Three-dimensional numerical investigation on thermosolutal convection of power-law fluids in anisotropic porous media

The present study simulates the 3D unsteady double-diffusive natural convection subject to opposing thermal and solutal buoyancy forces (N < 0) in a porous cubic by a generalized non-Darcy model, in which the effects of the crucial parameters such as the porous thermal Rayleigh numbers, buoyancy ratio and anisotropy ratio on the flow structure, heat and mass transfer of power-law fluids are investigated independently. The top and bottom walls are given different temperatures and concentrations, while the other walls are adiabatic and impermeable. A compact high order finite volume method is adopted to describe the flow structure and the resulting heat and mass transfer characteristic of non-Newtonian fluids in the anisotropy porous cubic.

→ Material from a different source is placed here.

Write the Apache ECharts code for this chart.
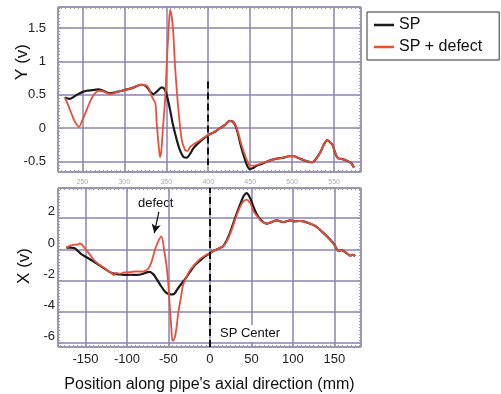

Our simulations show that the flow structure develops from conduction-dominated to convection-dominated as buoyancy ratio or anisotropy ratio or porous thermal Rayleigh number increases. The average Nusselt and Sherwood numbers keep constants during the conduction-dominated stage, then increase along the transition route. On the other hand, the impacts of different power-law indexes on the convection are mainly manifested in rheological properties, which elucidate that the shear-thinning fluids is more effective in heat and mass transfer enhancement than shear-thickening fluids. The studies may help us establish a physically reasonable methodology to systemically assess double-diffusive convection of non-Newtonian power-law fluids in anisotropy porous media in the real world.